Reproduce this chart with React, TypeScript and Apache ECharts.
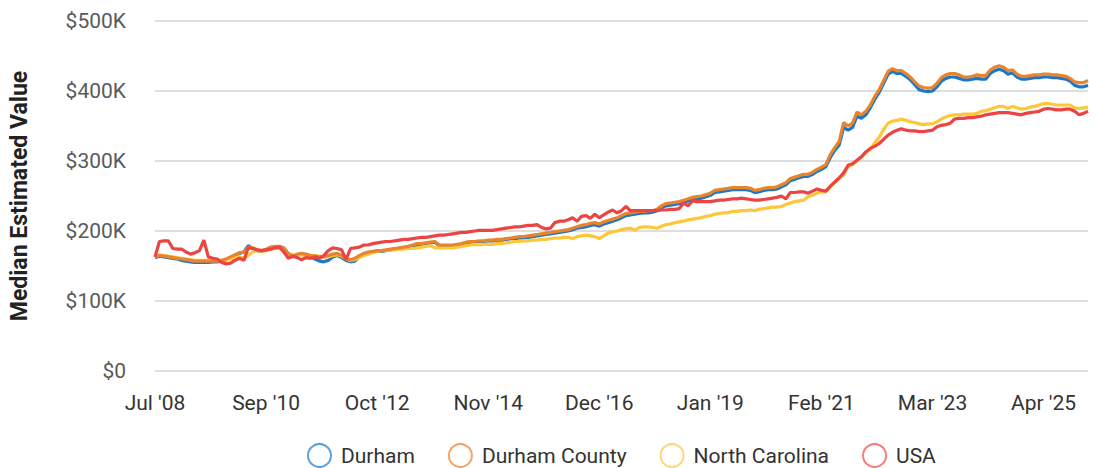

---

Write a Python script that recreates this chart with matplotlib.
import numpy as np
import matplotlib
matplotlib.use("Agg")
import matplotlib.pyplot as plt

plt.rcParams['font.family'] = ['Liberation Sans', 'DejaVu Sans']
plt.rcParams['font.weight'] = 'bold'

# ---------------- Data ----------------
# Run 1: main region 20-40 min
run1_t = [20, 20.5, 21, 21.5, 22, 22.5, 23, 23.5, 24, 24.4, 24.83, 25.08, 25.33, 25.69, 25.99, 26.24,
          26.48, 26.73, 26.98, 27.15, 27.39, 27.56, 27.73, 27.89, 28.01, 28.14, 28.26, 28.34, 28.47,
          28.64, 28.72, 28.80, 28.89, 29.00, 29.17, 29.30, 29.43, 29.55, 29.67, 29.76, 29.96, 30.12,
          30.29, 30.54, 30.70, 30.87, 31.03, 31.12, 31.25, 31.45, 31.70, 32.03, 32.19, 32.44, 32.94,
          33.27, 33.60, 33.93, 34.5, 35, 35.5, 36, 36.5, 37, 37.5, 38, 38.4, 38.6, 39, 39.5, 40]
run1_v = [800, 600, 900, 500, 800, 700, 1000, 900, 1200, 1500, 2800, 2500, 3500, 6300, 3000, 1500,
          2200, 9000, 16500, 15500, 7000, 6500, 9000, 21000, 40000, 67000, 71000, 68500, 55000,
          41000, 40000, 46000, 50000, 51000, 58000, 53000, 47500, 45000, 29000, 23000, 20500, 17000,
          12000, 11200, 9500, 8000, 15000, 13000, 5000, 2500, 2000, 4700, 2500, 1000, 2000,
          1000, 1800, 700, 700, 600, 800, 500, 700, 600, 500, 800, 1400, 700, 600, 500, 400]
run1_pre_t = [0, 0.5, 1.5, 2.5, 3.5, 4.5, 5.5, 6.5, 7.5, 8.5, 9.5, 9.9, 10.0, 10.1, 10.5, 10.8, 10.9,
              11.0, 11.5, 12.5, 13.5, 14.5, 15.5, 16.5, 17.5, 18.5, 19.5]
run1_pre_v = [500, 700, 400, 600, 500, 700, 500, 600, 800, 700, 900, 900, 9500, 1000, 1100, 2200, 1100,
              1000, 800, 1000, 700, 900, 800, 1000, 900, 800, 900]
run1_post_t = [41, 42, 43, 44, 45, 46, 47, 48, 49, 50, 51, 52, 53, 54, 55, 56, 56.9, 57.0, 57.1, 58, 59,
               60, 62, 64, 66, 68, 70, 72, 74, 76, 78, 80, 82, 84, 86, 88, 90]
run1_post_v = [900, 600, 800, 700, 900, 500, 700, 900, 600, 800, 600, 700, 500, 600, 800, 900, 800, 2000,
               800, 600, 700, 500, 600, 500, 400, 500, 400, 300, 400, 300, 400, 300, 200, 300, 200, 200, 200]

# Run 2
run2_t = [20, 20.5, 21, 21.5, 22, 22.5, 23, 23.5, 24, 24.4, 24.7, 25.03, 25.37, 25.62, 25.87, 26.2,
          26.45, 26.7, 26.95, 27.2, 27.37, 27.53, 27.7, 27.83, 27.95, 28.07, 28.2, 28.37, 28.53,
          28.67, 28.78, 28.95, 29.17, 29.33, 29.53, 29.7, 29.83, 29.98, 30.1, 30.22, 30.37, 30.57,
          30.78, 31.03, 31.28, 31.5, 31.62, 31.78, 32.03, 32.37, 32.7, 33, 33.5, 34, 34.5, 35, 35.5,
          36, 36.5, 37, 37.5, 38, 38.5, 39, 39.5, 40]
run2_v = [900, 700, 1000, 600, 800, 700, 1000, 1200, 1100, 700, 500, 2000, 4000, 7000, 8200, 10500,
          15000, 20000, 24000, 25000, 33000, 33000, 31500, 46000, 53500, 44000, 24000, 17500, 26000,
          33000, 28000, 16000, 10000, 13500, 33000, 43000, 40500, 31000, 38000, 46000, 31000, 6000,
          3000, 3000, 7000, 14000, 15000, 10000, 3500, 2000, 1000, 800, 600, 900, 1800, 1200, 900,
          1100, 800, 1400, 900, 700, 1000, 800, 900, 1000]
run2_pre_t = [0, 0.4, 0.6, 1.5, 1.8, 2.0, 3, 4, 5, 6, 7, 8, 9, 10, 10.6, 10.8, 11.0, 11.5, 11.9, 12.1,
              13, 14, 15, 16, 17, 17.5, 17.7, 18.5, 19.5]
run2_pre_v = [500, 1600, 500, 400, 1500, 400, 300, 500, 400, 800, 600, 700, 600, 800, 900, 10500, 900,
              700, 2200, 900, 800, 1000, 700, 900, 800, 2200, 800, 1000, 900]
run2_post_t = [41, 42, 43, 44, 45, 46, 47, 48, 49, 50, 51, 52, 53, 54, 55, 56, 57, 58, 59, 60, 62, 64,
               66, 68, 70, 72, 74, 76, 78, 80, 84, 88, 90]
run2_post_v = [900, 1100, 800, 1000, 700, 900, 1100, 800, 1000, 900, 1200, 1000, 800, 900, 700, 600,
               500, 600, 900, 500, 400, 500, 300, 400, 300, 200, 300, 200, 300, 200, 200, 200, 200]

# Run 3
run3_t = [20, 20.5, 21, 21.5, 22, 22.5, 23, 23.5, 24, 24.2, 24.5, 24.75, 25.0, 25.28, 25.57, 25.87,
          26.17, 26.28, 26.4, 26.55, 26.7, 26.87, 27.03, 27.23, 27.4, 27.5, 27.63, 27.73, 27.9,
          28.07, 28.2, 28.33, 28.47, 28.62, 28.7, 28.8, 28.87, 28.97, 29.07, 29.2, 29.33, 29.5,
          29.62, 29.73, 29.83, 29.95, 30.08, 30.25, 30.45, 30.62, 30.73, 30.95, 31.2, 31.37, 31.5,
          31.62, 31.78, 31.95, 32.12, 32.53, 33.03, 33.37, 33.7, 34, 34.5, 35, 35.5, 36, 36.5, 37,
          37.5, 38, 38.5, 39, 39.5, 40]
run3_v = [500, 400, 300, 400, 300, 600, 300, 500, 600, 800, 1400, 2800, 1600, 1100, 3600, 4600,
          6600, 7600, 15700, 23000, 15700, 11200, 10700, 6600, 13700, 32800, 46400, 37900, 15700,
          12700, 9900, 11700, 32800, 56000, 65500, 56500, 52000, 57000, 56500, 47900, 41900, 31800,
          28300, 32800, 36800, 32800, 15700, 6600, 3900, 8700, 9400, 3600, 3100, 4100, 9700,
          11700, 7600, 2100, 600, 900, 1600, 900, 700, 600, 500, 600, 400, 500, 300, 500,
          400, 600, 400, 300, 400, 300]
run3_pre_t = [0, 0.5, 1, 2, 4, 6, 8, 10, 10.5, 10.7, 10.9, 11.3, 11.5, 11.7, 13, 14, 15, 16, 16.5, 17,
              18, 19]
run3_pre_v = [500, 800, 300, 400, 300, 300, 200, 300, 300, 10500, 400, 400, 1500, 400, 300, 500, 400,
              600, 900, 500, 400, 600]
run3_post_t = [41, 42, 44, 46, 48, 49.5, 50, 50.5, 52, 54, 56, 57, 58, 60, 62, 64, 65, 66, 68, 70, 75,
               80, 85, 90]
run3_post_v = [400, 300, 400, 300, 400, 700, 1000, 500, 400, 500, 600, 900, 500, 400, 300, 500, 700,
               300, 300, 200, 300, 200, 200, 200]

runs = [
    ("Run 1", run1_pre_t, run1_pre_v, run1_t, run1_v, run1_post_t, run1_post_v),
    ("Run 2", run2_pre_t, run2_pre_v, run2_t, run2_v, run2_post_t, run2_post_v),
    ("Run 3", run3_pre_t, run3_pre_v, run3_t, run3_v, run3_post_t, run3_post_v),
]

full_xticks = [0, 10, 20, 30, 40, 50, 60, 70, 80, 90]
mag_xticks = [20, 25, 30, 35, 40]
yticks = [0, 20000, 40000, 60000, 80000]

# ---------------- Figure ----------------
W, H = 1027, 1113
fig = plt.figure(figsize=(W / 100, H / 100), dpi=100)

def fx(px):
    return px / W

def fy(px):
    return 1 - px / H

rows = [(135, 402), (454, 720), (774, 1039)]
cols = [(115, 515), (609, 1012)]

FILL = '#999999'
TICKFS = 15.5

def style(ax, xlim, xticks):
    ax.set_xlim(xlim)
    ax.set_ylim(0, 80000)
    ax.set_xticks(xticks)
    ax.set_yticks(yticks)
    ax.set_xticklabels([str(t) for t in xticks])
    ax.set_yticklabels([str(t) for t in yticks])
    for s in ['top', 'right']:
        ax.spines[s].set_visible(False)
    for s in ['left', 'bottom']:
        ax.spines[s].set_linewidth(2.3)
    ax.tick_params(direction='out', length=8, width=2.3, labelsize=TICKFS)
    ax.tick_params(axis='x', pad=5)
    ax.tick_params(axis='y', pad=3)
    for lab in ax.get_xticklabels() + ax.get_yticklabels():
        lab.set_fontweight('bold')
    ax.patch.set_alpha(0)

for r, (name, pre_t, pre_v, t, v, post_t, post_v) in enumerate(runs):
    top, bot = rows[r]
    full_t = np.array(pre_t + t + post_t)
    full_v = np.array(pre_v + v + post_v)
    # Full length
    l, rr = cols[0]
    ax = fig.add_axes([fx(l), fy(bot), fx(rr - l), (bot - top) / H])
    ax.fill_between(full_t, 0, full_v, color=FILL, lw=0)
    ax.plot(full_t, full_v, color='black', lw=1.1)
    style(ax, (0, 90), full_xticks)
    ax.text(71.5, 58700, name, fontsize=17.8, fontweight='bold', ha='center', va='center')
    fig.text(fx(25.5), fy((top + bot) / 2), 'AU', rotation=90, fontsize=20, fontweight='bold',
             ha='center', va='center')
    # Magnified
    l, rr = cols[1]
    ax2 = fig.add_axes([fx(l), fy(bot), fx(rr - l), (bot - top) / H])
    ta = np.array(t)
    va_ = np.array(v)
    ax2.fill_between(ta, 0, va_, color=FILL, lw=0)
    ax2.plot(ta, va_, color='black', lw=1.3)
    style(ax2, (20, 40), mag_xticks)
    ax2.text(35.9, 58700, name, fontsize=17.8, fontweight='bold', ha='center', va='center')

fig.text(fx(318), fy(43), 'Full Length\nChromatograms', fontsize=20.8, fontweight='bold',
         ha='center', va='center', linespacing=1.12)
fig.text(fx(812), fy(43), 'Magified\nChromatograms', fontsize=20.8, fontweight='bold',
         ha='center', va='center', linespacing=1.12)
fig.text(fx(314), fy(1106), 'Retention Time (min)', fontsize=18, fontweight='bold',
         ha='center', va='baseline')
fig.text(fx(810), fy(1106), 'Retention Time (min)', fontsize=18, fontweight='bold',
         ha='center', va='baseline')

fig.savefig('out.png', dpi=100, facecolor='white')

> YOUR GOAL: Nothing beyond the lines starting at the line containing "Write a Python" and ending at the line containing "plt.rcParams['font.weight'] = 'bold'" is to be reproduced; reproduce those lines exactly, both ends included.

> FULL RESPONSE:
Write a Python script that recreates this chart with matplotlib.
import numpy as np
import matplotlib
matplotlib.use("Agg")
import matplotlib.pyplot as plt

plt.rcParams['font.family'] = ['Liberation Sans', 'DejaVu Sans']
plt.rcParams['font.weight'] = 'bold'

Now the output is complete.